DB: Advanced technology definitely has a role to play in a wide range of issues confronting the contemporary world—certainly in terms of the climate crisis and global social inequity. The answer to the surveillance state and digital capitalism is not simply banning algorithmic tools. Rather, it demands technology design for human liberation, social justice, and the protection of vulnerable populations. It means clear and enforceable limits on what kinds of data can be collected and for what purpose. Refusing to support Chinese companies that are involved in the camps, or boycotting US companies that support US policing and military systems—both of which are things I support as a short-term tactic from a moral justice perspective—will not in themselves produce the structural changes that are necessary to make surveillance work in a fundamentally different way (such as what Bratton suggests).
As a social scientist, my research method is itself a type of surveillance—a granular-level process of observation and participation in the phenomena I want to understand. In the past, this method, ethnography, was placed in service to imperial projects and, in Iraq and Afghanistan, counterinsurgency theory.
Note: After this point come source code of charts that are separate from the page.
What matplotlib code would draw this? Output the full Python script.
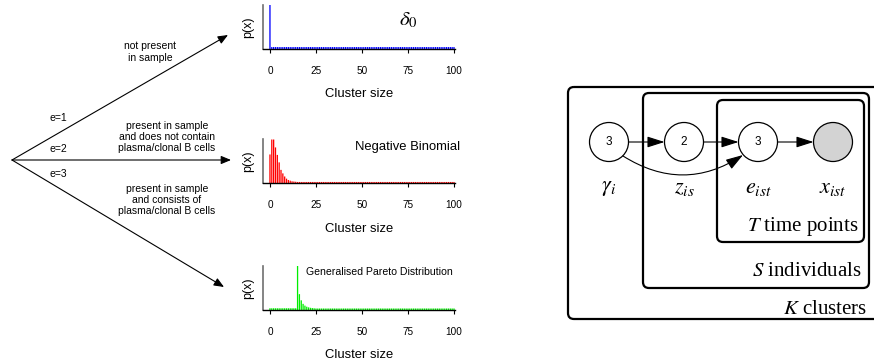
import numpy as np
import matplotlib
matplotlib.use("Agg")
import matplotlib.pyplot as plt
from matplotlib.patches import Circle, FancyBboxPatch, FancyArrowPatch

plt.rcParams['font.family'] = ['Liberation Sans', 'DejaVu Sans']
plt.rcParams['mathtext.fontset'] = 'stix'

# ---- data ----
cluster_sizes = np.arange(0, 101)
tick_values = [0, 25, 50, 75, 100]
tick_labels = ['0', '25', '50', '75', '100']

delta_probs = [1.0] + [0.045] * 100
negbin_probs = [0.66, 1.0, 1.0, 0.82, 0.65, 0.48, 0.31, 0.23, 0.16, 0.11,
                0.08, 0.065, 0.05, 0.045, 0.04] + [0.035] * 86
pareto_probs = [0.04] * 15 + [1.0, 0.36, 0.22, 0.14, 0.10, 0.075, 0.06,
                              0.05, 0.045, 0.04] + [0.035] * 76

branch_labels = ['e=1', 'e=2', 'e=3']
branch_texts = ['not present\nin sample',
                'present in sample\nand does not contain\nplasma/clonal B cells',
                'present in sample\nand consists of\nplasma/clonal B cells']

W, H = 874, 362
fig = plt.figure(figsize=(W / 100, H / 100), dpi=100)

# overlay in pixel units for the diagram parts
ov = fig.add_axes([0, 0, 1, 1])
ov.set_xlim(0, W)
ov.set_ylim(H, 0)
ov.axis('off')

# tree of arrows on the left
origin = (12, 160)
tips = [(228, 35), (231, 160), (224, 287)]
for tip in tips:
    ov.add_patch(FancyArrowPatch(origin, tip, arrowstyle='-|>,head_length=0.6,head_width=0.25',
                                 mutation_scale=10, lw=0.8, color='black',
                                 shrinkA=0, shrinkB=0))
for lab, y in zip(branch_labels, [118, 149, 174]):
    ov.text(49, y, lab, fontsize=7.5, ha='left', va='center')
for txt, (x, y) in zip(branch_texts, [(150, 52), (167, 137), (167, 200)]):
    ov.text(x, y, txt, fontsize=7.5, ha='center', va='center', linespacing=1.15)


def panel(base_px, values, color, title, tx, ty, tsize, ha):
    left, right = 262.6, 455.1
    ax = fig.add_axes([left / W, 1 - base_px / H, (right - left) / W, 44 / H])
    ax.bar(cluster_sizes, values, width=0.7, color=color, edgecolor='none',
           linewidth=0, snap=False)
    ax.set_xlim(-4, 100.6)
    ax.set_ylim(0, max(values))
    ax.spines['top'].set_visible(False)
    ax.spines['right'].set_visible(False)
    ax.spines['left'].set_color('#707070')
    ax.spines['left'].set_linewidth(1.2)
    ax.spines['bottom'].set_linewidth(1.0)
    ax.set_yticks([])
    ax.set_xticks(tick_values)
    ax.set_xticklabels(tick_labels)
    ax.tick_params(axis='x', length=3, width=0.8, pad=9, labelsize=7.2)
    ax.set_xlabel('Cluster size', fontsize=9.4, labelpad=9)
    ax.set_ylabel('p(x)', fontsize=9, labelpad=6)
    ax.text(tx, ty, title, fontsize=tsize, ha=ha, va='center', clip_on=False)
    ax.patch.set_alpha(0)
    return ax


panel(49, delta_probs, '#0000ff', r'$\delta_0$', 75, 0.66, 15, 'center')
panel(183.5, negbin_probs, '#ff0000', 'Negative Binomial', 103.3, 0.83, 9.4, 'right')
panel(310, pareto_probs, '#00ee00', 'Generalised Pareto Distribution', 99.5, 0.86, 7.6, 'right')

# ---- plate diagram ----
boxes = [(568, 87, 900, 319), (643, 93, 869, 288), (717, 100, 864, 242)]
for x0, y0, x1, y1 in boxes:
    ov.add_patch(FancyBboxPatch((x0, y0), x1 - x0, y1 - y0,
                                boxstyle='round,pad=0,rounding_size=6',
                                fill=False, lw=1.6, ec='black', clip_on=False))

node_x = [609, 684, 758, 833]
node_y = 142
r = 19.5
node_text = ['3', '2', '3', '']
node_fill = ['white', 'white', 'white', '#d3d3d3']
for x, t, fc in zip(node_x, node_text, node_fill):
    ov.add_patch(Circle((x, node_y), r, fc=fc, ec='black', lw=0.9, zorder=3))
    if t:
        ov.text(x, node_y, t, fontsize=8.5, ha='center', va='center', zorder=4)

astyle = '-|>,head_length=0.66,head_width=0.21'
for a, b in zip(node_x[:-1], node_x[1:]):
    ov.add_patch(FancyArrowPatch((a + r, node_y), (b - r, node_y), arrowstyle=astyle,
                                 mutation_scale=16, lw=0.8, color='black',
                                 shrinkA=0, shrinkB=0, zorder=5))
ov.add_patch(FancyArrowPatch((623, 156), (743, 155), arrowstyle=astyle,
                             connectionstyle='arc3,rad=0.32',
                             mutation_scale=16, lw=0.8, color='black',
                             shrinkA=0, shrinkB=0, zorder=5))

node_labels = [r'$\gamma_i$', r'$z_{is}$', r'$e_{ist}$', r'$x_{ist}$']
for x, lab in zip(node_x, node_labels):
    ov.text(x, 188, lab, fontsize=16, ha='center', va='center')

serif = ['Liberation Serif', 'DejaVu Serif']
ov.text(858, 226, r'$T$ time points', fontsize=15, ha='right', va='center', family=serif)
ov.text(862, 271, r'$S$ individuals', fontsize=15, ha='right', va='center', family=serif)
ov.text(867, 309, r'$K$ clusters', fontsize=15, ha='right', va='center', family=serif)

fig.savefig('out.png', dpi=100)
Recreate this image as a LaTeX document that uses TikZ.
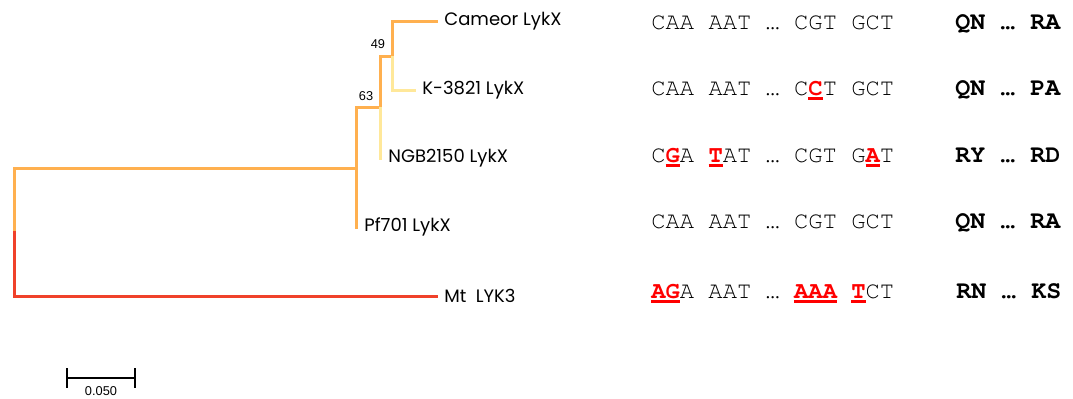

The problem with surveillance is not the method or technology per se, but rather has to do with who is looking, what are they looking at, and for what purpose. In an era of digital enclosures and big tech, the totality of life is now the object of surveillance and the ‘who looks’ is defined by those who control these enclosures. For protected citizens like myself, this situation is disconcerting but not dire. For unprotected citizens like Uyghurs, or undocumented immigrants in the United States, these technologies are life defining. Technology design and regulation must start from that position, rather than that of protected citizens. Ultimately, that is what I hope these two books push readers to consider.